L’idée ne manque pas de séduire ceux qui sont attachés aux principes républicains portés par la Loi de 1905. Inscrire dans la Constitution le Titre 1 de la loi de Séparation des Églises et de l'État, et notamment son Article 2 serait une avancée importante pour rendre à la laïcité la place qui doit être la sienne dans une société multiculturelle déterminée à lutter contre toutes les formes d’exclusion, de racisme, de sexisme et de discrimination. Une ombre plus que gênante se dessine toutefois. La constitutionnalisation des valeurs de la laïcité est-elle compatible avec l’inclusion du statut particulier des cultes en Alsace et en Moselle ? Constitutionnaliser le régime dérogatoire de l'Alsace-Moselle reviendrait à entériner une situation votée dans la douleur en 1924, à « titre provisoire ». Le contexte d’aujourd’hui est différent. De nouvelles religions sont apparues sur le territoire national. La démarche concordataire reconnaît les cultes catholique, luthérien, réformé et israélite. L’islam, comme d’autres religions, ne jouit pas, en Alsace-Moselle, des mêmes prérogatives que ces quatre cultes. Accepter ces conditions revient à opérer une politique discriminatoire. Le président de la République a-t-il mesuré ce risque ?
La laïcité, une valeur d'aujourd'hui
Faire progresser l’idée laïque ne peut être synonyme de renoncement. Alors que les deux tiers des français de déclarent athées, agnostiques ou indifférents à la chose religieuse et que parmi les croyants, seule une minorité intégriste ou traditionaliste s’oppose à l’idée de Séparation, la France perdrait là une occasion de faire rimer laïcité avec modernité.
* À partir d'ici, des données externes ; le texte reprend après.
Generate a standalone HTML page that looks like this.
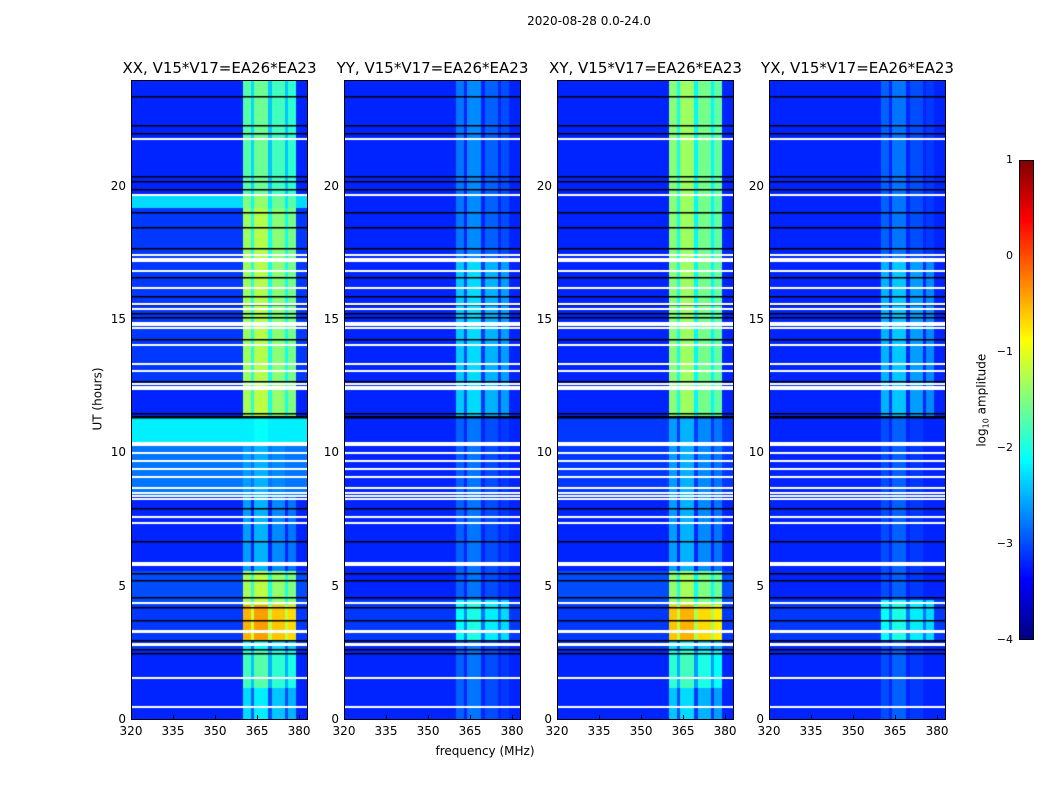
<!DOCTYPE html>
<html><head><meta charset="utf-8">
<style>
body{margin:0;background:#fff;font-family:"DejaVu Sans","Liberation Sans",sans-serif;}
#root{position:relative;width:1050px;height:800px;overflow:hidden;background:#fff}
.t{position:absolute;white-space:nowrap;color:#000}
canvas{position:absolute}
.frame{position:absolute;border:1px solid #000;box-sizing:border-box}
</style></head><body>
<div id="root">
<div class="t" style="left:489px;top:14px;width:200px;text-align:center;font-size:12px">2020-08-28 0.0-24.0</div>
<div class="t" style="left:400px;top:744px;width:170px;text-align:center;font-size:12px">frequency (MHz)</div>
<div class="t" style="left:40px;top:392px;width:115px;text-align:center;font-size:12px;transform:rotate(-90deg)">UT (hours)</div>
<div class="t" style="left:925px;top:392px;width:115px;text-align:center;font-size:12px;transform:rotate(-90deg)">log<sub style="font-size:8px">10</sub> amplitude</div>
</div>
<script>
const titles=["XX, V15*V17=EA26*EA23","YY, V15*V17=EA26*EA23","XY, V15*V17=EA26*EA23","YX, V15*V17=EA26*EA23"];
const panelLefts=[131,344,557,769];
const xTicks=[320,335,350,365,380];
const yTicks=[0,5,10,15,20];
const cbTicks=[1,0,-1,-2,-3,-4];
const whiteLines=[21.8,19.7,17.45,17.3,17.2,16.85,16.2,15.6,15.4,14.9,14.8,14.7,14.05,13.35,13.1,12.6,12.5,12.4,10.4,10.3,10.0,9.7,9.4,9.1,8.7,8.5,8.4,8.3,7.6,7.4,5.9,5.8,4.4,3.35,3.3,2.85,2.8,1.58,0.5];
const blackLines=[23.4,22.3,22.0,20.4,20.2,19.9,19.05,18.5,17.7,16.6,15.9,15.6,15.25,15.1,14.3,12.7,11.5,11.4,11.35,7.95,6.7,5.5,5.25,4.6,4.25,3.75,3.0,2.65,2.5];
const bandCols=[[360,363,0],[363,364,-0.6],[364,369,0.1],[369,370.5,-0.7],[370.5,375,-0.1],[375,376,-0.7],[376,379,-0.2]];
const segXX=[[0,1.2,-3.2,-2.3],[1.2,2.6,-3.2,-1.8],[2.6,3.0,-3.1,-2.2],[3.0,4.3,-3.1,-0.5],[4.3,5.6,-3.0,-1.3],[5.6,8.4,-3.2,-2.6],[8.4,10.3,-2.8,-2.6],[10.3,11.4,-2.2,-2.2],[11.4,12.6,-3.2,-1.3],[12.6,19.2,-3.1,-1.35],[19.2,19.7,-2.3,-1.5],[19.7,24,-3.2,-1.7]];
const segYY=[[0,3.0,-3.2,-2.9],[3.0,4.5,-3.1,-2.1],[4.5,11.4,-3.2,-2.9],[11.4,17.2,-3.2,-2.4],[17.2,24,-3.2,-2.8]];
const segXY=[[0,1.2,-3.2,-2.4],[1.2,2.6,-3.2,-1.9],[2.6,3.0,-3.1,-2.3],[3.0,4.3,-3.1,-0.6],[4.3,5.6,-3.0,-1.4],[5.6,8.4,-3.2,-2.6],[8.4,11.4,-3.1,-2.6],[11.4,24,-3.2,-1.45]];
const segYX=[[0,3.0,-3.2,-3.0],[3.0,4.5,-3.1,-2.1],[4.5,11.4,-3.2,-3.0],[11.4,17.2,-3.2,-2.5],[17.2,24,-3.2,-2.9]];
const panelSegs=[segXX,segYY,segXY,segYX];

const root=document.getElementById('root');
const PT=80,PH=640,PW=177,F0=320,F1=383.2,HMAX=24;
function yOf(h){return PT+PH-h/HMAX*PH;}
function xOf(f,left){return left+(f-F0)/(F1-F0)*PW;}
function jet(v){
  let t=Math.max(0,Math.min(1,(v+4)/5));
  const c=x=>Math.max(0,Math.min(1,x));
  const r=c(1.5-Math.abs(4*t-3)),g=c(1.5-Math.abs(4*t-2)),b=c(1.5-Math.abs(4*t-1));
  return [Math.round(r*255),Math.round(g*255),Math.round(b*255)];
}
function addText(txt,x,y,w,align,size,name){
  const d=document.createElement('div');d.className='t';d.textContent=txt;
  d.style.left=x+'px';d.style.top=y+'px';d.style.width=w+'px';d.style.textAlign=align;d.style.fontSize=size+'px';
  
  
  root.appendChild(d);
}
panelSegs.forEach((segs,p)=>{
  const left=panelLefts[p];
  const cv=document.createElement('canvas');
  cv.width=PW;cv.height=PH;cv.style.left=left+'px';cv.style.top=PT+'px';
  
  
  root.appendChild(cv);
  const ctx=cv.getContext('2d');
  const img=ctx.createImageData(PW,PH);
  for(let y=0;y<PH;y++){
    const h=(PH-y-0.5)/PH*HMAX;
    let seg=segs.find(s=>h>=s[0]&&h<s[1])||segs[segs.length-1];
    for(let x=0;x<PW;x++){
      const f=F0+(x+0.5)/PW*(F1-F0);
      let v=seg[2];
      const bc=bandCols.find(c=>f>=c[0]&&f<c[1]);
      if(bc) v=Math.max(seg[2],seg[3]+bc[2]);
      const col=jet(v);const i=(y*PW+x)*4;
      img.data[i]=col[0];img.data[i+1]=col[1];img.data[i+2]=col[2];img.data[i+3]=255;
    }
  }
  ctx.putImageData(img,0,0);
  ctx.fillStyle='#000';
  blackLines.forEach(h=>{ctx.fillRect(0,Math.round(yOf(h)-PT),PW,1.5);});
  ctx.fillStyle='#fff';
  whiteLines.forEach(h=>{ctx.fillRect(0,Math.round(yOf(h)-PT-1),PW,2);});
  const fr=document.createElement('div');fr.className='frame';
  fr.style.left=left+'px';fr.style.top=PT+'px';fr.style.width=PW+'px';fr.style.height=PH+'px';
  
  
  root.appendChild(fr);
  addText(titles[p],left-40,59,PW+80,'center',15,'panel-title-'+(p+1));
  xTicks.forEach(f=>{
    const x=xOf(f,left);
    addText(String(f),x-20,724,40,'center',12,'x-tick-label');
    const tk=document.createElement('div');tk.style.cssText=`position:absolute;left:${x}px;top:${PT+PH-5}px;width:1px;height:5px;background:#000`;
    
    
    root.appendChild(tk);
  });
  yTicks.forEach(h=>{
    const y=yOf(h);
    addText(String(h),left-40,y-8,35,'right',12,'y-tick-label');
  });
});
const cb=document.createElement('canvas');cb.width=15;cb.height=480;cb.style.left='1019px';cb.style.top='160px';


root.appendChild(cb);
const cctx=cb.getContext('2d');
for(let y=0;y<480;y++){const v=1-(y+0.5)/480*5;const c=jet(v);cctx.fillStyle=`rgb(${c[0]},${c[1]},${c[2]})`;cctx.fillRect(0,y,15,1);}
const cbf=document.createElement('div');cbf.className='frame';cbf.style.cssText+='left:1019px;top:160px;width:15px;height:480px';


root.appendChild(cbf);
cbTicks.forEach(v=>{
  const y=160+(1-v)/5*480;
  addText(v<0?'\u2212'+(-v):String(v),975,y-7,38,'right',11,'colorbar-tick-label');
});
</script>
</body></html>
Dans le même temps, un mouvement de sécularisation parcourt l'ensemble des pays européens. En Allemagne, la collecte de la contribution fiscale volontaire pour l'entretien des cultes qualifié « d’impôt de religion » connaît, dans de nombreux Länder une forte baisse. La Suède a décidé en 2000 de supprimer la référence à « l’Église d'État » (Église luthérienne) dans la Constitution, tout en adoptant officiellement le principe de Séparation, à la manière de la loi de 1905. Faudrait-il que la France empruntât un chemin inverse ?
Sortir de l'exception concordataire
La proposition du président de la République offre une occasion unique d’accorder le bon
- La laïcité a pignon sur rue. Ici, à Dijon.
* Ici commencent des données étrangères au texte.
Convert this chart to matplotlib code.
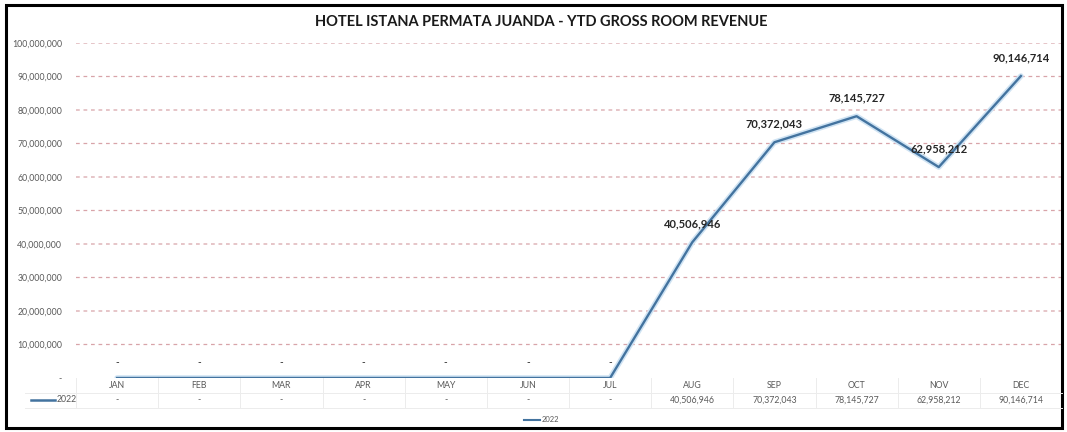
import matplotlib.pyplot as plt
from matplotlib.patches import Rectangle
from matplotlib.lines import Line2D

months = ["JAN", "FEB", "MAR", "APR", "MAY", "JUN", "JUL", "AUG", "SEP", "OCT", "NOV", "DEC"]
revenue_2022 = [0, 0, 0, 0, 0, 0, 0, 40506946, 70372043, 78145727, 62958212, 90146714]
y_ticks = [0, 10000000, 20000000, 30000000, 40000000, 50000000,
           60000000, 70000000, 80000000, 90000000, 100000000]
series_name = "2022"
title = "HOTEL ISTANA PERMATA JUANDA - YTD GROSS ROOM REVENUE"

W, H = 1067, 432
plt.rcParams['font.family'] = ['Lato', 'DejaVu Sans']


def fx(px):
    return px / W


def fy(py):
    return 1 - py / H


def fmt(v):
    return f"{v:,}" if v else "-"


fig = plt.figure(figsize=(W / 100, H / 100), dpi=100)
ax = fig.add_axes([fx(76), fy(378), fx(1062) - fx(76), fy(43) - fy(378)])

line_color = "#43739f"
x = list(range(len(months)))
ax.plot(x, revenue_2022, color="#cfe3f3", lw=4.0, solid_capstyle="round", zorder=2)
ax.plot(x, revenue_2022, color=line_color, lw=1.7, zorder=3)

ax.set_xlim(-0.5, len(months) - 0.5)
ax.set_ylim(0, 100000000)
ax.set_yticks(y_ticks)
ax.set_yticklabels([fmt(v) for v in y_ticks], fontsize=6.3, color="#595959")
ax.set_xticks([])
ax.tick_params(axis="y", length=0, pad=10)
for s in ax.spines.values():
    s.set_visible(False)
for v in y_ticks[1:]:
    ax.axhline(v, color="#d8a4a9", lw=0.9, ls=(0, (3, 3)), zorder=1, snap=False)

# etykiety danych
for i, v in enumerate(revenue_2022):
    if v:
        ax.annotate(fmt(v), (i, v), xytext=(0, 9), textcoords="offset points",
                    ha="center", va="bottom", fontsize=8, fontweight="bold", color="#262626")
    else:
        ax.annotate("-", (i, v), xytext=(0, 8), textcoords="offset points",
                    ha="center", va="bottom", fontsize=7, fontweight="bold", color="#404040")

# tabela danych pod wykresem
grid_c = "#ececec"
tr = ax.get_xaxis_transform()
for i, (m, v) in enumerate(zip(months, revenue_2022)):
    ax.text(i, -0.021, m, transform=tr, ha="center", va="center", fontsize=6.3, color="#595959", clip_on=False)
    ax.text(i, -0.066, fmt(v), transform=tr, ha="center", va="center", fontsize=6.3, color="#595959", clip_on=False)
for i in range(len(months) + 1):
    ax.plot([i - 0.5, i - 0.5], [0, -0.09], transform=tr, color=grid_c, lw=0.7, clip_on=False)
for yy in (393, 408):
    fig.add_artist(Line2D([fx(25), fx(1062)], [fy(yy), fy(yy)], color=grid_c, lw=0.7))
fig.add_artist(Line2D([fx(31), fx(55)], [fy(400), fy(400)], color=line_color, lw=1.8))
fig.text(fx(57), fy(400), series_name, ha="left", va="center", fontsize=6.3, color="#595959")

# legenda
fig.add_artist(Line2D([fx(524), fx(540)], [fy(420), fy(420)], color=line_color, lw=1.5))
fig.text(fx(542), fy(420), series_name, ha="left", va="center", fontsize=5.5, color="#595959")

fig.text(fx(541), fy(22), title, ha="center", va="center", fontsize=10.5, fontweight="bold", color="#1a1a1a")

fig.add_artist(Rectangle((fx(6), fy(428)), fx(1062) - fx(6), fy(5) - fy(428),
                         fill=False, edgecolor="black", lw=2.2))

fig.savefig("out.png", dpi=100)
sens attaché à l’idée de constitutionnalisation avec l’indispensable modernisation que la situation concordataire appelle. C’est, selon l’expression d’un collectif regroupant 19 associations signataires d’une lettre aux parlementaires, une « sortie graduelle et négociée » du régime dérogatoire des Cultes en Alsace et en Moselle qui devrait accompagner l’idée novatrice du président de la République. Cette mesure qui mettrait fin à une situation de discrimination entre les territoires pourrait être associée à la suppression de l’enseignement religieux (à l’école publique des territoires soumis au Concordat) à remplacer par un enseignement du fait religieux comme élément d'un ensemble, fondé sur des perspectives anthropologiques, politiques et sociales , délivré par des enseignants laïcs porteurs de rigueur et de scientificité. Ce serait ainsi généraliser les lois Ferry à tout le territoire national. Enfin.
Dans son ouvrage, Qu’est-ce que la laïcité ?, le philosophe Henri Penã-Ruiz dégage les trois valeurs primordiales de la laïcité : « la liberté de conscience fondée sur l’autonomie de la personne et de sa sphère privée, la pleine égalité des athées, des agnostiques et des divers croyants, et le souci d’universalité de la sphère publique, la loi commune ne devant promouvoir que ce qui est d’intérêt commun à tous ». La Loi de 1905 porte en elle-même les principes d’égalité, de liberté et de fraternité entre les citoyens. Il est temps de passer aux actes : faire entrer le pays dans une République laïque exemplaire.